On the left hand side, all of your experiments in the workspace are listed. At the top, I can add my own notes about the experiment. Tags will appear here as well. In the screen shot above, you can see my two previous runs listed in the table. I can download them all to a csv, or use the 'compare' button at the top of the table which allows for a side-by-side, metric-by-metric comparison, including some built in contour, scaling, and parallel coordinate plots for chosing the best model for your question at hand.
Pro Tips
-
Get creative with your artifacts
If we try hard enough (or just 🥒 enough), artifacts can be anything... including images, models, and even data files
-
Use tempfile ↗ for temporary file & directory handling
In the example above, I turned a matplotlib fig object into a tempfile, logged it in mlflow, and then closed the file.

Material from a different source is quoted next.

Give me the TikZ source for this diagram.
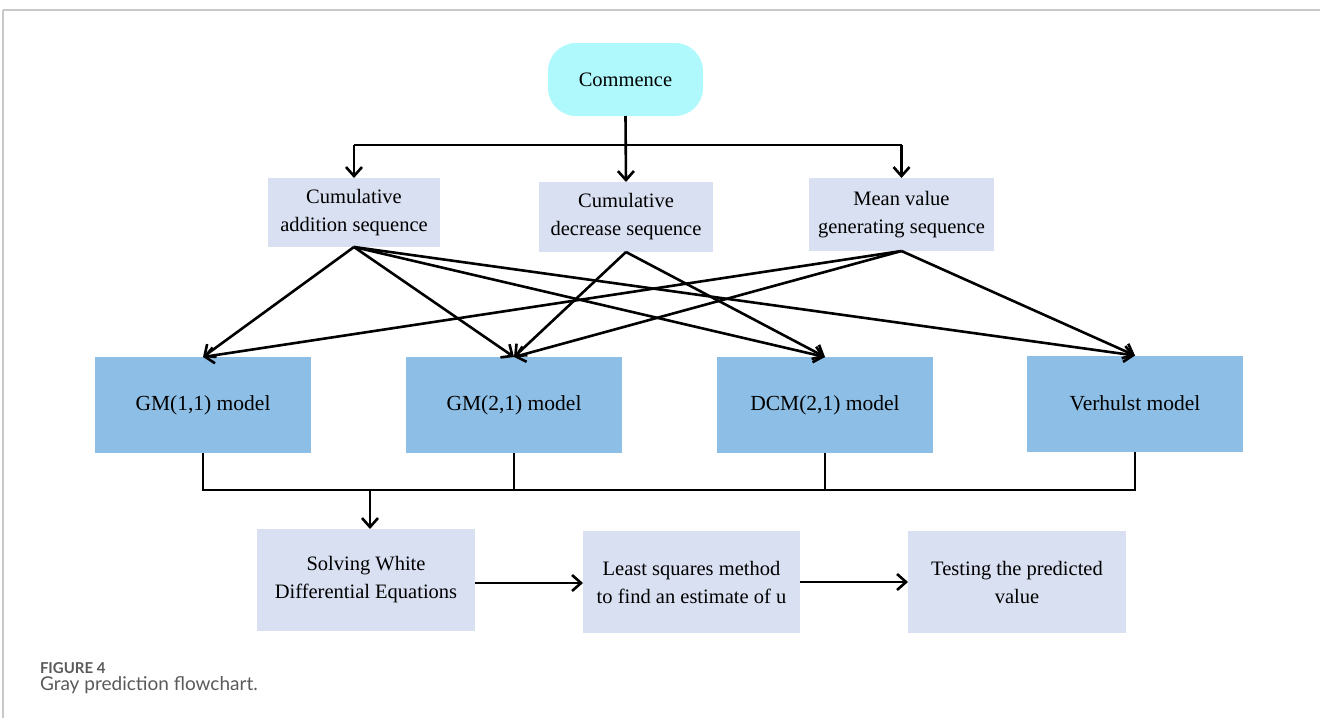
\documentclass[tikz,border=0pt]{standalone}
\usepackage{fontspec}
\setmainfont{Liberation Serif}
\newfontfamily\capfont{Lato}
\usetikzlibrary{arrows.meta}
\definecolor{startcol}{HTML}{AFF8FC}
\definecolor{seqcol}{HTML}{D9E0F1}
\definecolor{modcol}{HTML}{8DBFE6}
\definecolor{framecol}{HTML}{C8C8C8}
\definecolor{capcol}{HTML}{5A5A5A}
\tikzset{
  every node/.style={inner sep=0pt, outer sep=0pt, font=\fontsize{20.5}{28}\selectfont, align=center},
  startbox/.style={fill=startcol, rounded corners=28pt, minimum width=155pt, minimum height=73pt},
  seqbox/.style={fill=seqcol, minimum height=70pt},
  modelbox/.style={fill=modcol, minimum width=216pt, minimum height=96pt, font=\fontsize{21.5}{28}\selectfont},
  stepbox/.style={fill=seqcol, minimum width=218pt, minimum height=102pt},
  arr/.style={-{Straight Barb[length=9pt,width=16pt,line width=2.6pt]}, line width=2.6pt},
  link/.style={line width=2.4pt},
}
\begin{document}
\begin{tikzpicture}[x=1pt,y=-1pt]
\useasboundingbox (0,0) rectangle (1320,718);
% frame
\draw[framecol, line width=2pt] (3,10) -- (1320,10);
\draw[framecol, line width=1.3pt] (3,10) -- (3,718);

% nodes
\node[startbox] (start) at (625.5,79.5) {Commence};
\node[seqbox, minimum width=172pt, minimum height=69pt] (c1) at (354,212.5) {Cumulative\\addition sequence};
\node[seqbox, minimum width=174pt] (c2) at (626,217) {Cumulative\\decrease sequence};
\node[seqbox, minimum width=185pt, minimum height=73pt] (c3) at (901.5,214.5) {Mean value\\generating sequence};

\node[modelbox] (m1) at (203,405) {GM(1,1) model};
\node[modelbox] (m2) at (514,405) {GM(2,1) model};
\node[modelbox] (m3) at (825,405) {DCM(2,1) model};
\node[modelbox] (m4) at (1135,403.5) {Verhulst model};

\node[stepbox] (s1) at (366,580) {Solving White\\Differential Equations};
\node[stepbox, minimum width=217pt] (s2) at (691.5,582) {Least squares method\\to find an estimate of u};
\node[stepbox] (s3) at (1017,582) {Testing the predicted\\value};

% top distribution
\coordinate (hl) at (0,145);
\draw[arr] (start.south) -- (c2.north);
\draw[link] (c1.north |- hl) -- (c3.north |- hl);
\draw[arr] (c1.north |- hl) -- (c1.north);
\draw[arr] (c3.north |- hl) -- (c3.north);

% cross connections
\draw[arr] (c1.south) -- (m1.north);
\draw[arr] (c1.south) -- (m2.north);
\draw[arr] (c1.south) -- (m3.north);
\draw[arr] (c1.south) -- (m4.north);
\draw[arr] (c2.south) -- (m2.north);
\draw[arr] (c2.south) -- (m3.north);
\draw[arr] (c3.south) -- (m1.north);
\draw[arr] (c3.south) -- (m2.north);
\draw[arr] (c3.south) -- (m4.north);

% bus to bottom
\coordinate (bus) at (0,490);
\draw[link] (m1.south) -- (m1.south |- bus) -- (m4.south |- bus) -- (m4.south);
\draw[link] (m2.south) -- (m2.south |- bus);
\draw[link] (m3.south) -- (m3.south |- bus);
\coordinate (drop) at (370,490);
\draw[arr] (drop) -- (drop |- s1.north);

% bottom chain
\draw[arr] (s1.east |- 0,583) -- (s2.west |- 0,583);
\draw[arr] (s2.east |- 0,582) -- (s3.west |- 0,582);

% caption
\node[anchor=base west, font=\capfont\bfseries\fontsize{15}{17}\selectfont, text=capcol, align=left] (fig) at (40,673) {FIGURE 4};
\node[anchor=base west, font=\capfont\fontsize{19}{21}\selectfont, text=capcol, align=left] (cap) at (40,690) {Gray prediction flowchart.};
\end{tikzpicture}
\end{document}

No messy clean up locally 👍🏼
-
Before starting, consider your meta data such as run names and tags
"Naive backwards" and "lasso" may initially be informative names but with further development may not be as appropriate.
Even more functionality...
Additional features include a module for packaging up your tracking workflows, model deployment, and a ~model registry~. But those are topics for another day.